Bash script to list files not found

Question

I have been looking for a way to list file that do not exist from a list of files that are required to exist. The files can exist in more than one location. What I have now:

#!/bin/bash
fileslist="$1"
while read fn
do
  if [ ! -f `find . -type f -name $fn ` ];
  then
   echo $fn
  fi
done < $fileslist

If a file does not exist the find command will not print anything and the test does not work. Removing the not and creating an if then else condition does not resolve the problem.

How can i print the filenames that are not found from a list of file names?

New script:

#!/bin/bash
fileslist="$1"
foundfiles="~/tmp/tmp`date +%Y%m%d%H%M%S`.txt"
touch $foundfiles
while read fn
do
  `find . -type f -name $fn | sed 's:./.*/::' >> $foundfiles`
done < $fileslist
cat $fileslist $foundfiles | sort | uniq -u
rm $foundfiles

Answer 1

I use this script and it works for me

#!/bin/bash
fileslist="$1"
found="Found:"
notfound="Not found:"
len=`cat $1 | wc -l`
n=0;

while read fn
do
  # don't worry about this, i use it to display the file list progress
  n=$((n + 1))
  echo -en  "\rLooking $(echo "scale=0; $n * 100 / $len" | bc)% "
  if [ $(find / -name $fn | wc -l) -gt 0 ]
  then
    found=$(printf "$found\n\t$fn")
  else
    notfound=$(printf "$notfound\n\t$fn")
  fi
done < $fileslist

printf "\n$found\n$notfound\n"

The line counts the number of lines and if its greater than 0 the find was a success. This searches everything on the hdd. You could replace / with . for just the current directory.

$(find / -name $fn | wc -l) -gt 0

Then i simply run it with the files in the files list being separated by newline

./search.sh files.list 

Answer 2

Give this a try:

find -type f -print0 | grep -Fzxvf - requiredfiles.txt

The -print0 and -z protect against filenames which contain newlines.

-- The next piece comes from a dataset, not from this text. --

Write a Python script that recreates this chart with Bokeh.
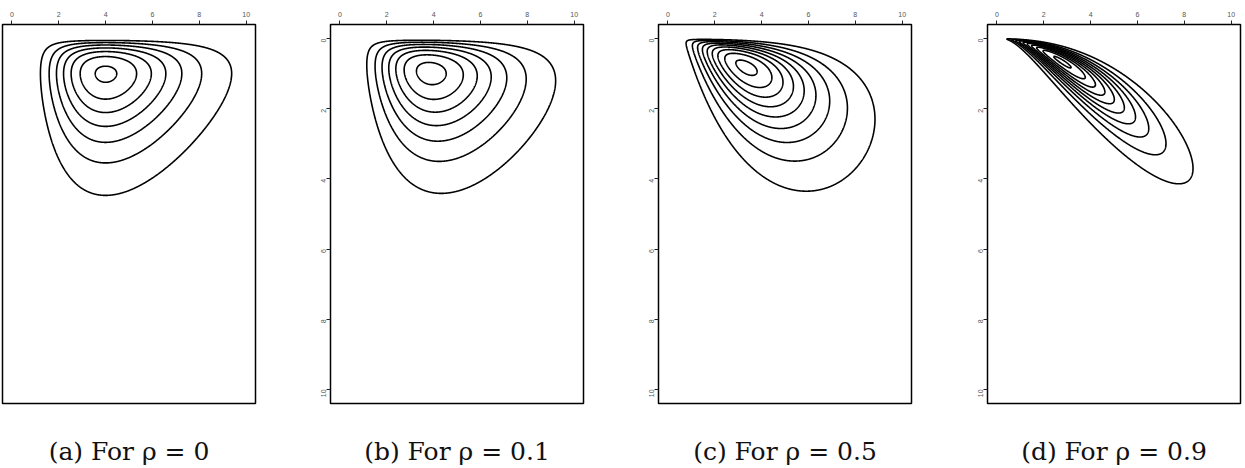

If your utilities don't have these options and your filenames don't contain newlines, you should be OK.

Answer 3

Try replacing body with [[ -z "$(find . -type f -name $fn)" ]] && echo $fn. (note that this code is bound to have problems with filenames containing spaces).

More efficient bashism:

diff <(sort $fileslist|uniq) <(find . -type f -printf %f\\n|sort|uniq)

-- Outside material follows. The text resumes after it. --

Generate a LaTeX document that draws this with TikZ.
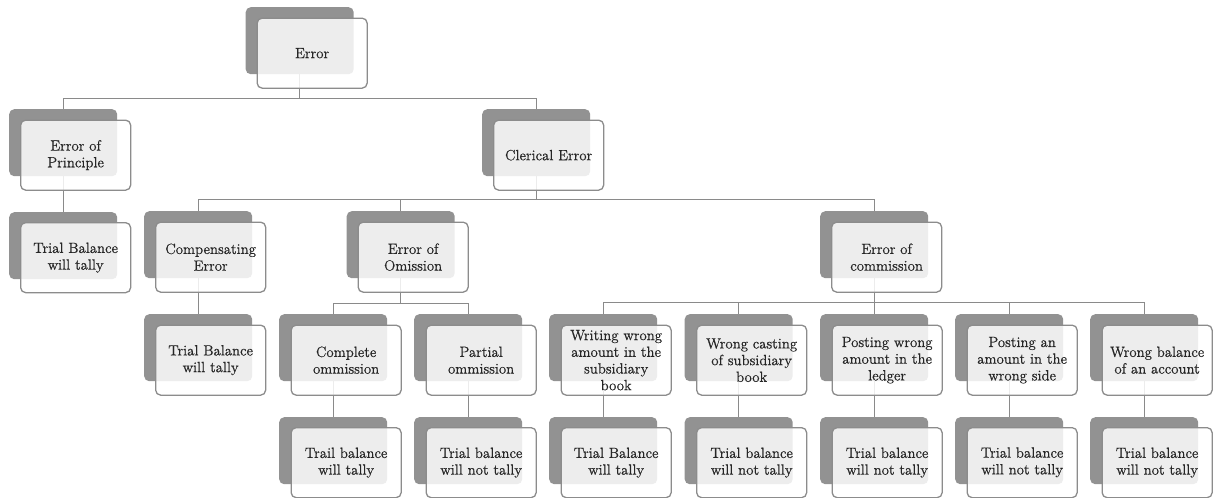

I think you can handle diff output.

Answer 4

Here is test.bash:

#!/bin/bash

fn=test.bash

exists=`find . -type f -name $fn`
if [ -n "$exists" ]
then
  echo Found it
fi

It sets $exists = to the result of the find. the if -n checks if the result is not null.

Answer 5

The repeated find to filter one file at a time is very expensive. If your file list is directly compatible with the output from find, run a single find and remove any matches from your list:

find . -type f |
fgrep -vxf - "$1"

If not, maybe you can massage the output from find in the pipeline before the fgrep so that it matches the format in your file; or, conversely, massage the data in your file into find-compatible.

Answer 6

#!/bin/bash
fileslist="$1"
while read fn
do
  FPATH=`find . -type f -name $fn`
  if [ "$FPATH." = "." ]
  then
   echo $fn
  fi
done < $fileslist

You were close!